Information supplied:
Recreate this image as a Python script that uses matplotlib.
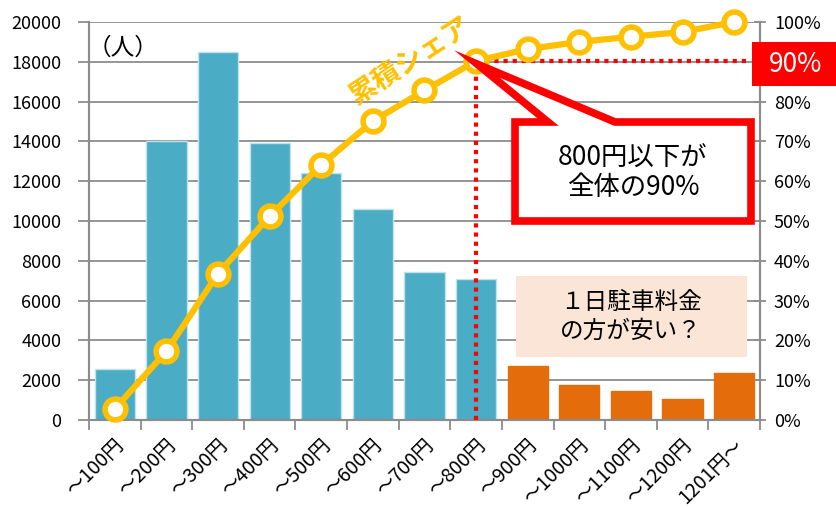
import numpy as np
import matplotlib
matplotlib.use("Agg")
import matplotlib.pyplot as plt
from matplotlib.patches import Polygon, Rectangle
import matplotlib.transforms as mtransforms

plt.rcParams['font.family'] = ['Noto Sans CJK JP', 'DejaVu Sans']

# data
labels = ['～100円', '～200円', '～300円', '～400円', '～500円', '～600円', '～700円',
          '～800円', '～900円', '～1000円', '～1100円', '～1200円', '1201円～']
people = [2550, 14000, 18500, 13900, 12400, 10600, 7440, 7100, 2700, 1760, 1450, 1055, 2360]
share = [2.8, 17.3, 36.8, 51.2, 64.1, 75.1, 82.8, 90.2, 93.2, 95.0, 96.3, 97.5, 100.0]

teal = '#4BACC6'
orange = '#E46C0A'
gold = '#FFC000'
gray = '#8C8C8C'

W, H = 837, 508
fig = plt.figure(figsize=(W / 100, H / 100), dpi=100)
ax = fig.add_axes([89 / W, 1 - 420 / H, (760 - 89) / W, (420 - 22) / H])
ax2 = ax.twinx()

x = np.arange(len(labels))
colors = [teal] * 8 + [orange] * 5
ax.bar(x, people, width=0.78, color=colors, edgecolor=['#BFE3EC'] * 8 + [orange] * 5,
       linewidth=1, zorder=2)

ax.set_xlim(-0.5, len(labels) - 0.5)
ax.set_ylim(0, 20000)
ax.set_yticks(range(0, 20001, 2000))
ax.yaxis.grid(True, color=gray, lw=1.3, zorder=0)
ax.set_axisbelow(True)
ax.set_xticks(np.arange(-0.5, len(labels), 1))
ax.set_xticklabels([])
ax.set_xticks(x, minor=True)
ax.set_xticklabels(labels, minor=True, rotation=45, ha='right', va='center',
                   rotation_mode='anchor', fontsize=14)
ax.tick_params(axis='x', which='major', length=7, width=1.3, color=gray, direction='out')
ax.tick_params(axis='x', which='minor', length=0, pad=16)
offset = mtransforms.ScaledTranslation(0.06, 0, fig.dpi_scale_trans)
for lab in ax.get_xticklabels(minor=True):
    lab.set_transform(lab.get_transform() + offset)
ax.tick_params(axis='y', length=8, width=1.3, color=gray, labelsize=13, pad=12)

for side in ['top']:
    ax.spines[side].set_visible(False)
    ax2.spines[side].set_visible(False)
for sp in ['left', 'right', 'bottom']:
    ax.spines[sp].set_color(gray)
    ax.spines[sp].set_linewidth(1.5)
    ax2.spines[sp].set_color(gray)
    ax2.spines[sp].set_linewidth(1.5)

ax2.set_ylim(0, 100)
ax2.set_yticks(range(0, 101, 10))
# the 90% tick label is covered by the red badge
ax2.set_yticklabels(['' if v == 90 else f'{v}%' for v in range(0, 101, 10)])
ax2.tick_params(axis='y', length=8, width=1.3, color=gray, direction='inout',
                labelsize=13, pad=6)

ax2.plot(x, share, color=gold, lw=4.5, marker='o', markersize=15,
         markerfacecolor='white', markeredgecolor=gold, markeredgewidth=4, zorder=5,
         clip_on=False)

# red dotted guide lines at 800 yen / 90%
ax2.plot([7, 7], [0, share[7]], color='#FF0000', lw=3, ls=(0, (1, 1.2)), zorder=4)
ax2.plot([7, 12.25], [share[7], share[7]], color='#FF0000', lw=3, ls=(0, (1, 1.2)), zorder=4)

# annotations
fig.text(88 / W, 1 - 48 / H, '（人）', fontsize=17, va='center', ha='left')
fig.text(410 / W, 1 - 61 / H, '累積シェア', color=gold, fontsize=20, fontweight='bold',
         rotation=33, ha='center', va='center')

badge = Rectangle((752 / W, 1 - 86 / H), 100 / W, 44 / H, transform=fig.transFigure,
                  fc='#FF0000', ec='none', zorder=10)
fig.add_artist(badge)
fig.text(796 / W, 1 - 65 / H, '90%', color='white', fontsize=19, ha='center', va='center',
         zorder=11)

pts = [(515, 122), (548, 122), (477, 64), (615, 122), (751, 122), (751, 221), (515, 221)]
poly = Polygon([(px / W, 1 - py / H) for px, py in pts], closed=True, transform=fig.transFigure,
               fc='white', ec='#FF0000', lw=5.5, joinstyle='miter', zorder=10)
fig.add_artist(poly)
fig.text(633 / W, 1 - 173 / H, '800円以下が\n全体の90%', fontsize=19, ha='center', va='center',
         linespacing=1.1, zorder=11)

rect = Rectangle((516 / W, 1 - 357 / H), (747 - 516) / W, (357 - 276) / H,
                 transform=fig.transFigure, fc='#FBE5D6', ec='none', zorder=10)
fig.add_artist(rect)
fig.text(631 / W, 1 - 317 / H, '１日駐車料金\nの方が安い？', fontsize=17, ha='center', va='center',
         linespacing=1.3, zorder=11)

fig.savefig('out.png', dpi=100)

Exercise goal: From the data above, write out everything exactly except the pictures.

Full solution:
Recreate this image as a Python script that uses matplotlib.
import numpy as np
import matplotlib
matplotlib.use("Agg")
import matplotlib.pyplot as plt
from matplotlib.patches import Polygon, Rectangle
import matplotlib.transforms as mtransforms

plt.rcParams['font.family'] = ['Noto Sans CJK JP', 'DejaVu Sans']

# data
labels = ['～100円', '～200円', '～300円', '～400円', '～500円', '～600円', '～700円',
          '～800円', '～900円', '～1000円', '～1100円', '～1200円', '1201円～']
people = [2550, 14000, 18500, 13900, 12400, 10600, 7440, 7100, 2700, 1760, 1450, 1055, 2360]
share = [2.8, 17.3, 36.8, 51.2, 64.1, 75.1, 82.8, 90.2, 93.2, 95.0, 96.3, 97.5, 100.0]

teal = '#4BACC6'
orange = '#E46C0A'
gold = '#FFC000'
gray = '#8C8C8C'

W, H = 837, 508
fig = plt.figure(figsize=(W / 100, H / 100), dpi=100)
ax = fig.add_axes([89 / W, 1 - 420 / H, (760 - 89) / W, (420 - 22) / H])
ax2 = ax.twinx()

x = np.arange(len(labels))
colors = [teal] * 8 + [orange] * 5
ax.bar(x, people, width=0.78, color=colors, edgecolor=['#BFE3EC'] * 8 + [orange] * 5,
       linewidth=1, zorder=2)

ax.set_xlim(-0.5, len(labels) - 0.5)
ax.set_ylim(0, 20000)
ax.set_yticks(range(0, 20001, 2000))
ax.yaxis.grid(True, color=gray, lw=1.3, zorder=0)
ax.set_axisbelow(True)
ax.set_xticks(np.arange(-0.5, len(labels), 1))
ax.set_xticklabels([])
ax.set_xticks(x, minor=True)
ax.set_xticklabels(labels, minor=True, rotation=45, ha='right', va='center',
                   rotation_mode='anchor', fontsize=14)
ax.tick_params(axis='x', which='major', length=7, width=1.3, color=gray, direction='out')
ax.tick_params(axis='x', which='minor', length=0, pad=16)
offset = mtransforms.ScaledTranslation(0.06, 0, fig.dpi_scale_trans)
for lab in ax.get_xticklabels(minor=True):
    lab.set_transform(lab.get_transform() + offset)
ax.tick_params(axis='y', length=8, width=1.3, color=gray, labelsize=13, pad=12)

for side in ['top']:
    ax.spines[side].set_visible(False)
    ax2.spines[side].set_visible(False)
for sp in ['left', 'right', 'bottom']:
    ax.spines[sp].set_color(gray)
    ax.spines[sp].set_linewidth(1.5)
    ax2.spines[sp].set_color(gray)
    ax2.spines[sp].set_linewidth(1.5)

ax2.set_ylim(0, 100)
ax2.set_yticks(range(0, 101, 10))
# the 90% tick label is covered by the red badge
ax2.set_yticklabels(['' if v == 90 else f'{v}%' for v in range(0, 101, 10)])
ax2.tick_params(axis='y', length=8, width=1.3, color=gray, direction='inout',
                labelsize=13, pad=6)

ax2.plot(x, share, color=gold, lw=4.5, marker='o', markersize=15,
         markerfacecolor='white', markeredgecolor=gold, markeredgewidth=4, zorder=5,
         clip_on=False)

# red dotted guide lines at 800 yen / 90%
ax2.plot([7, 7], [0, share[7]], color='#FF0000', lw=3, ls=(0, (1, 1.2)), zorder=4)
ax2.plot([7, 12.25], [share[7], share[7]], color='#FF0000', lw=3, ls=(0, (1, 1.2)), zorder=4)

# annotations
fig.text(88 / W, 1 - 48 / H, '（人）', fontsize=17, va='center', ha='left')
fig.text(410 / W, 1 - 61 / H, '累積シェア', color=gold, fontsize=20, fontweight='bold',
         rotation=33, ha='center', va='center')

badge = Rectangle((752 / W, 1 - 86 / H), 100 / W, 44 / H, transform=fig.transFigure,
                  fc='#FF0000', ec='none', zorder=10)
fig.add_artist(badge)
fig.text(796 / W, 1 - 65 / H, '90%', color='white', fontsize=19, ha='center', va='center',
         zorder=11)

pts = [(515, 122), (548, 122), (477, 64), (615, 122), (751, 122), (751, 221), (515, 221)]
poly = Polygon([(px / W, 1 - py / H) for px, py in pts], closed=True, transform=fig.transFigure,
               fc='white', ec='#FF0000', lw=5.5, joinstyle='miter', zorder=10)
fig.add_artist(poly)
fig.text(633 / W, 1 - 173 / H, '800円以下が\n全体の90%', fontsize=19, ha='center', va='center',
         linespacing=1.1, zorder=11)

rect = Rectangle((516 / W, 1 - 357 / H), (747 - 516) / W, (357 - 276) / H,
                 transform=fig.transFigure, fc='#FBE5D6', ec='none', zorder=10)
fig.add_artist(rect)
fig.text(631 / W, 1 - 317 / H, '１日駐車料金\nの方が安い？', fontsize=17, ha='center', va='center',
         linespacing=1.3, zorder=11)

fig.savefig('out.png', dpi=100)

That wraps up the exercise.